In a deep skillet or sauce pan, brown meat. Remove the cooked meat from the pan and set aside. Keep the pan and drippings for a later step. (If you’re using ground beef or lamb, you may want to drain it, as these meats are much fattier than turkey.)
While the meat is browning, you should have time to caramelize the corn. Add 1 tablespoon of the butter and the corn to a skillet and cook on medium-high heat until you see it start to turn dark golden brown, about 10-15 minutes. Caramelizing the corn brings out the sugar and adds a really yummy layer of flavor. Adjust the heat accordingly if it starts to scorch, you don’t want burned corn ruining your yummy dinner!
In the pan you browned the turkey in, add 2 Tbs of the butter and let it sizzle on med-high heat for about 1 minute. Don’t let it burn. Add the onion and cook for about 2 minutes. Add the carrots and celery all at once, reduce heat to medium and let it all cook together for about 5 minutes.
Make a well in the middle of the veggie pan and add 2 tablespoon of butter and 2 tablespoon of flour and whisk together to form a roux. When the roux is golden in color, slowly begin to add about 1/2 the turkey stock, whisking as you go.
Once the mixture begins to thicken, add the rest of the stock, the fresh rosemary sprigs (whole, you’ll fish them out later), the thyme, Worcestershire sauce, English peas and salt & pepper. Let this all cook together on medium heat for about 10 minutes.
Now would be a good time to pre-heat your oven to 400 degrees.
Back to the potatoes: Add the butter, garlic powder, sour cream and salt to the potatoes and whip with a hand mixer on medium speed until just creamy. Fill your piping bag/tool using a large star tip, if using, and set aside…you’re almost there.
Remove the spent rosemary sprigs from the vegetable filling. Make sure you get all the woody stems, those are no fun to chomp down on! Add the browned turkey and the caramelized corn to the vegetable filling.
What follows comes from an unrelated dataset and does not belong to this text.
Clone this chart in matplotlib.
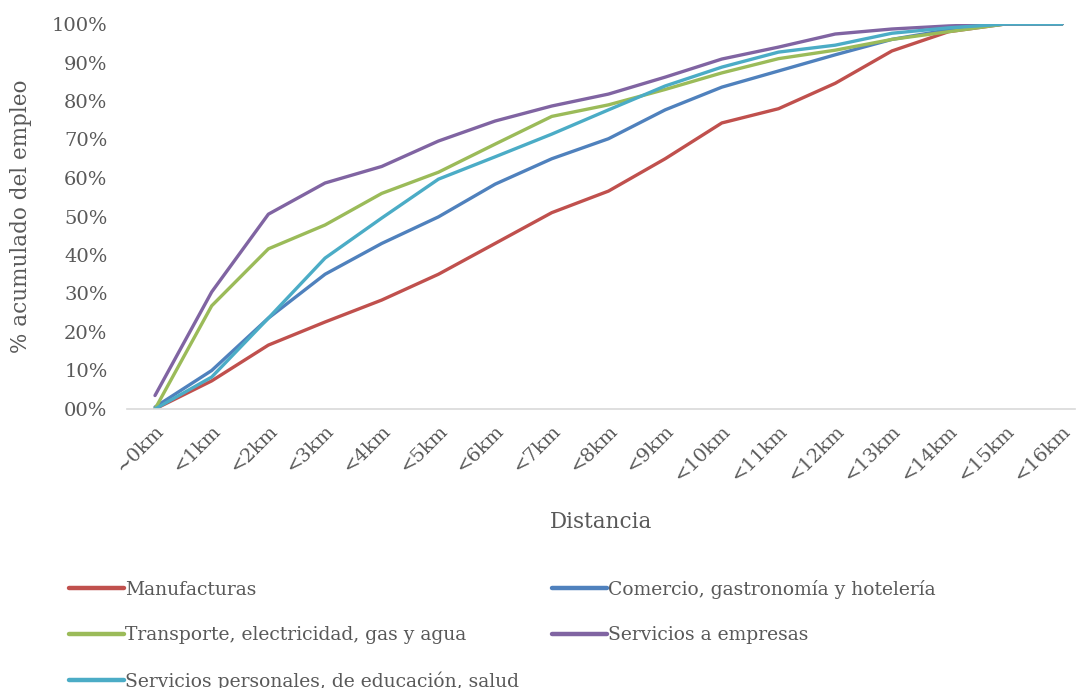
import matplotlib.pyplot as plt
from matplotlib.ticker import FuncFormatter

plt.rcParams['font.family'] = ['DejaVu Serif']

categories = ['~0km', '<1km', '<2km', '<3km', '<4km', '<5km', '<6km', '<7km', '<8km',
              '<9km', '<10km', '<11km', '<12km', '<13km', '<14km', '<15km', '<16km']

manufacturas = [0.0, 7.3, 16.6, 22.6, 28.3, 35.0, 43.0, 51.0, 56.6, 65.0, 74.3, 78.0,
                84.6, 93.0, 98.0, 100.0, 100.0]
comercio = [0.5, 10.0, 23.6, 35.0, 43.0, 49.9, 58.4, 65.0, 70.2, 77.7, 83.6, 87.8,
            92.0, 96.0, 98.5, 100.0, 100.0]
transporte = [0.0, 26.8, 41.6, 47.8, 56.0, 61.5, 68.8, 76.0, 79.0, 83.0, 87.3, 91.0,
              93.2, 96.0, 98.0, 100.0, 100.0]
serv_empresas = [3.5, 30.4, 50.6, 58.7, 63.0, 69.6, 74.8, 78.7, 81.8, 86.2, 90.9, 94.0,
                 97.4, 98.7, 99.5, 100.0, 100.0]
serv_personales = [0.0, 8.3, 23.6, 39.2, 49.6, 59.7, 65.5, 71.4, 77.7, 83.9, 88.8, 92.7,
                   94.5, 97.6, 99.0, 100.0, 100.0]

series = [
    ('Manufacturas', manufacturas, '#C0504D'),
    ('Comercio, gastronomía y hotelería', comercio, '#4F81BD'),
    ('Transporte, electricidad, gas y agua', transporte, '#9BBB59'),
    ('Servicios a empresas', serv_empresas, '#8064A2'),
    ('Servicios personales, de educación, salud', serv_personales, '#4BACC6'),
]

txt = '#595959'
fig = plt.figure(figsize=(10.76, 6.88), dpi=100)
ax = fig.add_axes([127 / 1076, 1 - 409 / 688, (1075 - 127) / 1076, (409 - 24) / 688])

x = range(len(categories))
handles = {}
for name, vals, col in series:
    h, = ax.plot(x, vals, color=col, lw=2.4, label=name, solid_capstyle='round')
    handles[name] = h

ax.set_xlim(-0.494, 16.23)
ax.set_ylim(0, 100)
ax.set_yticks(range(0, 101, 10))
ax.yaxis.set_major_formatter(FuncFormatter(lambda v, p: f'{int(v):02d}%'))
ax.set_xticks(list(x))
ax.set_xticklabels(categories, rotation=45, ha='right', rotation_mode='anchor')
ax.tick_params(axis='both', length=0, labelsize=14, colors=txt)
ax.tick_params(axis='y', pad=14)
ax.tick_params(axis='x', pad=9)
for s in ['top', 'right', 'left']:
    ax.spines[s].set_visible(False)
ax.spines['bottom'].set_color('#d9d9d9')
ax.spines['bottom'].set_linewidth(1.2)
ax.set_xlabel('Distancia', fontsize=15.5, color=txt, labelpad=19)
ax.set_ylabel('% acumulado del empleo', fontsize=15.5, color=txt, labelpad=14)

order = ['Manufacturas', 'Transporte, electricidad, gas y agua',
         'Servicios personales, de educación, salud',
         'Comercio, gastronomía y hotelería', 'Servicios a empresas']
leg = fig.legend([handles[n] for n in order], order, ncol=2, frameon=False,
                 loc='upper left', bbox_to_anchor=(52 / 1076, 1 - 563 / 688),
                 fontsize=13.5, handlelength=2.95, handletextpad=0.05,
                 columnspacing=1.75, labelspacing=1.45)
for t in leg.get_texts():
    t.set_color(txt)
for l in leg.get_lines():
    l.set_linewidth(3.2)

fig.savefig('out.png', dpi=100)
Transfer mixture to an oven safe baking dish, making sure to leave about an inch of clearance from the top. I used a 2 quart round dish. This would also be really cute in individual-sized cast iron pans, but I don’t have those. Yet.
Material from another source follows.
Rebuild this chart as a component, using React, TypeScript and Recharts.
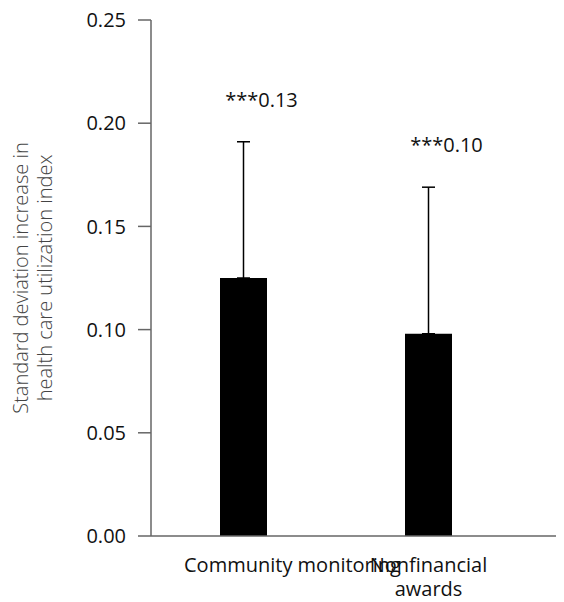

Pipe the potatoes onto the top of the filling. If you don’t have a piping bag, smooth individual spoonfuls of potatoes onto the filling mixture, starting around the edges and working your way to the center. Whether you’re using the piping or spooning method, make sure the potatoes create a good seal over the filling.
Into your 400 degree oven it goes, MAKE SURE to put a cookie sheet or piece of foil under it because it will most likely drip…mine does every time. =)
Bake for about 20 minutes or until potatoes are golden brown. If it’s bubbling around the edges but the potatoes aren’t the color you want, you can broil it for 1-2 minutes but watch it very, very, very carefully!
The insides will be scorching hot, so let it cool and set up for at least 5 minutes before serving. Dish up and enjoy! This one makes great leftovers too!